Qui siamo al nucleo emotivo della scena. Frida respinge l’idea di essere salvata. Non vuole che Diego torni per compassione. Diego, invece, si spoglia: “Io sì.” È lui che ha bisogno. Un’ammissione nuda, che ribalta il copione classico: l’uomo forte che salva la donna fragile. Qui è Frida, nella sua fragilità, ad avere forza. E Diego torna non per salvarla, ma per ritrovarsi. “Mi hanno amputato le dita di un piede... Se vuoi posso continuare.” Questa è una delle battute più forti. Frida non fa la vittima, elenca tutto con una lucidità chirurgica. Come se stesse leggendo la scheda tecnica della sua distruzione fisica.
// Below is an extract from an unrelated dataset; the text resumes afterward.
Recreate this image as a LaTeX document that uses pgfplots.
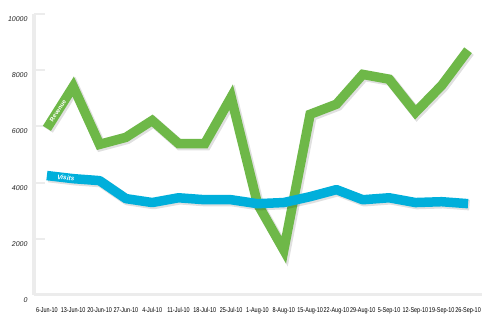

È crudele, ma è anche una prova d’onestà. Un modo per dire: “Se mi vuoi, mi vuoi così. Non c’è niente da nascondere.” “Praticamente una lettera di raccomandazione.” Diego risponde con umorismo, e la battuta – volutamente stonata – ha una funzione fondamentale: alleggerire, umanizzare, riportare tutto a una dimensione di affetto. L’ironia in questo dialogo non è una fuga, è uno strumento per non cadere nel patetico.
“Ho nostalgia di noi.”
Una delle frasi più sincere di Diego in tutto il film. Non dice “ti amo”, non dice “mi manchi tu”, ma “noi”. E questo è fondamentale: ha nostalgia del mondo che avevano creato insieme, di quella relazione fatta di caos, di arte, di corpo e parole. “Dicono che non si dovrebbe mai credere a un cane che zoppica, o a una donna che piange.” Frida chiude con una sentenza, come spesso fa. Una frase popolare, che suona come cinismo, ma che in realtà è un test. Vuole vedere se Diego ci crede davvero. E lui risponde: “Si sbagliano.” Due parole, dette senza retorica, che bastano per far crollare ogni difesa.